The worst is “sorry for the delay.” This sends signals that you’re unorganized. Instead, use the phrase “excuse the delay.” There’s no need to go into details.
Another wise practice is to ditch the use of “sorry” entirely. The word shows weakness. You don’t want to sound weak. Ever.
15. Talk to the reader
Minimize the use of “I” and talk directly to the recipient. This is especially true for clients.
I get emails daily: Hey Ron, I was once the owner of a seven-figure tech company, and I learned much. I can…blah, blah, blah.
Email deleted before I even finish.
Always speak directly to the recipient and keep as many “I”s out as possible.
16. Change negatives to positives
Words carry meaning on both the conscious and subconscious.

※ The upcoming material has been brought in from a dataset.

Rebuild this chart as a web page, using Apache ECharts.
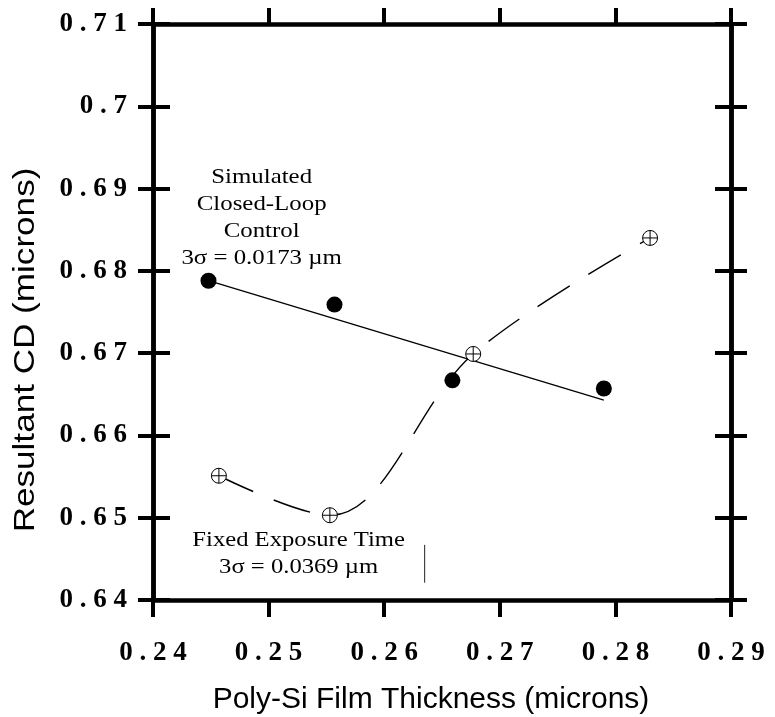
<!DOCTYPE html>
<html><head><meta charset="utf-8">
<script src="https://cdn.jsdelivr.net/npm/echarts@6/dist/echarts.min.js"></script>
<style>html,body{margin:0;padding:0;background:#fff}#c{width:775px;height:717px}</style>
</head><body><div id="c"></div>
<script>
// ---- data ----
const xMin = 0.24, xMax = 0.29, xStep = 0.01;
const yMin = 0.64, yMax = 0.71, yStep = 0.01;
const closedLoopX = [0.2448, 0.2557, 0.2659, 0.2790];
const closedLoopY = [0.6788, 0.6759, 0.6667, 0.6657];
const fitLineX = [0.2448, 0.2790];
const fitLineY = [0.6788, 0.6643];
const fixedX = [0.2457, 0.2553, 0.2677, 0.2830];
const fixedY = [0.6551, 0.6503, 0.6699, 0.6840];
const strayMarkX = [0.2635, 0.2635];
const strayMarkY = [0.6467, 0.6421];
const xTitle = 'Poly-Si Film Thickness (microns)';
const yTitle = 'Resultant CD (microns)';
const closedLoopNote = ['Simulated', 'Closed-Loop', 'Control', '3σ = 0.0173 µm'];
const closedLoopNoteAt = [0.2494, 0.6865];
const fixedNote = ['Fixed Exposure Time', '3σ = 0.0369 µm'];
const fixedNoteAt = [0.2526, 0.6456];

const pair = (xs, ys) => xs.map((x, i) => [x, ys[i]]);
const tickFmt = v => String(+v.toFixed(2)).split('').join(' ');
const labelFont = { fontFamily: 'Liberation Serif', fontWeight: 'bold', fontSize: 27, color: '#000' };
const axisLineStyle = { show: true, lineStyle: { color: '#000', width: 4.5 } };
function valAxis(extra, isX) {
  return Object.assign({
    type: 'value',
    min: isX ? xMin : yMin, max: isX ? xMax : yMax, interval: isX ? xStep : yStep,
    splitLine: { show: false },
    axisLine: axisLineStyle,
    axisLabel: { show: false },
    axisTick: { show: true, lineStyle: { color: '#000', width: 4 } }
  }, extra);
}
const crossPath = 'path://M0,-10A10,10,0,1,1,0,10A10,10,0,1,1,0,-10ZM-10,0L10,0M0,-10L0,10';

const chart = echarts.init(document.getElementById('c'), null, { renderer: 'canvas' });
chart.setOption({
  animation: false,
  backgroundColor: '#fff',
  grid: { left: 153, top: 24, width: 578, height: 576, containLabel: false, outerBoundsMode: 'none' },
  xAxis: [
    valAxis({ position: 'bottom',
      axisTick: { show: true, length: 17, inside: false, lineStyle: { color: '#000', width: 4 } },
      axisLabel: Object.assign({ show: true, margin: 40, formatter: tickFmt }, labelFont),
      name: xTitle, nameLocation: 'middle', nameGap: 85,
      nameTextStyle: { fontFamily: 'Liberation Sans', fontSize: 30, color: '#000', padding: [0, 22, 0, 0] }
    }, true),
    valAxis({ position: 'top',
      axisTick: { show: true, length: 16, inside: false, lineStyle: { color: '#000', width: 4 } } }, true)
  ],
  yAxis: [
    valAxis({ position: 'left',
      axisTick: { show: true, length: 15, inside: false, lineStyle: { color: '#000', width: 4 } },
      axisLabel: Object.assign({ show: true, margin: 26, formatter: tickFmt }, labelFont) }, false),
    valAxis({ position: 'left',
      axisTick: { show: true, length: 17, inside: true, lineStyle: { color: '#000', width: 4 } } }, false),
    valAxis({ position: 'right',
      axisTick: { show: true, length: 16, inside: false, lineStyle: { color: '#000', width: 4 } } }, false),
    valAxis({ position: 'right',
      axisTick: { show: true, length: 16, inside: true, lineStyle: { color: '#000', width: 4 } } }, false)
  ],
  series: [
    { name: 'Closed-loop fit', type: 'line', data: pair(fitLineX, fitLineY), showSymbol: false, symbol: 'none',
      lineStyle: { color: '#000', width: 1.3 }, z: 2 },
    { name: 'Fixed Exposure Time', type: 'line', data: pair(fixedX, fixedY), smooth: 0.35,
      symbol: crossPath, symbolSize: 15, symbolKeepAspect: true, showAllSymbol: true,
      itemStyle: { color: '#fff', borderColor: '#000', borderWidth: 1, opacity: 1 },
      lineStyle: { color: '#000', width: 1.4, type: [38, 22] }, z: 3 },
    { name: 'Simulated Closed-Loop Control', type: 'scatter', data: pair(closedLoopX, closedLoopY),
      symbol: 'circle', symbolSize: 16, itemStyle: { color: '#000', opacity: 1 }, z: 4 },
    { name: 'stray mark', type: 'line', data: pair(strayMarkX, strayMarkY), symbol: 'none',
      lineStyle: { color: '#222', width: 1 }, z: 1 }
  ]
});

const p1 = chart.convertToPixel({ xAxisIndex: 0, yAxisIndex: 0 }, closedLoopNoteAt);
const p2 = chart.convertToPixel({ xAxisIndex: 0, yAxisIndex: 0 }, fixedNoteAt);
const noteStyle = (lines) => ({ text: lines.join('\n'), font: '22px "Liberation Serif"', fill: '#000',
  textAlign: 'center', textVerticalAlign: 'middle', lineHeight: 27 });
chart.setOption({
  graphic: [
    { type: 'text', x: p1[0], y: p1[1], scaleX: 1.13, style: noteStyle(closedLoopNote), z: 10 },
    { type: 'text', x: p2[0], y: p2[1], scaleX: 1.12, style: noteStyle(fixedNote), z: 10 },
    { type: 'text', x: 26, y: 350, rotation: Math.PI / 2, scaleX: 1.17, scaleY: 1,
      style: { text: yTitle, font: '30px "Liberation Sans"', fill: '#000', textAlign: 'center', textVerticalAlign: 'middle' } }
  ]
});
</script></body></html>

Stay away from using terms like “I can’t” or “My company wishes it could” or “If only I could.”
These are various levels of negative talk and can harm your overall positive messaging. Without getting deep into neuroscience, these types of conversations create negative programming for both you and your client. And the more someone hears these things, the more they will become a habit.
Use positives. Replace the can’ts with the cans and psychologically produce a more positive conversation. Instead of saying, “My company wishes it could produce more timely results,” keep things in the present tense, saying “My company produces more timely work as we focus on your…”
Emails are the make-it or break-it forms of communication, even more so nowadays as remote work changed the communication factor for many entrepreneurs.
These quick tips will help you stand out among the noise, simplifying and clarifying your messages. They’ll make you a more confident email writer, which will help you become a more confident entrepreneur.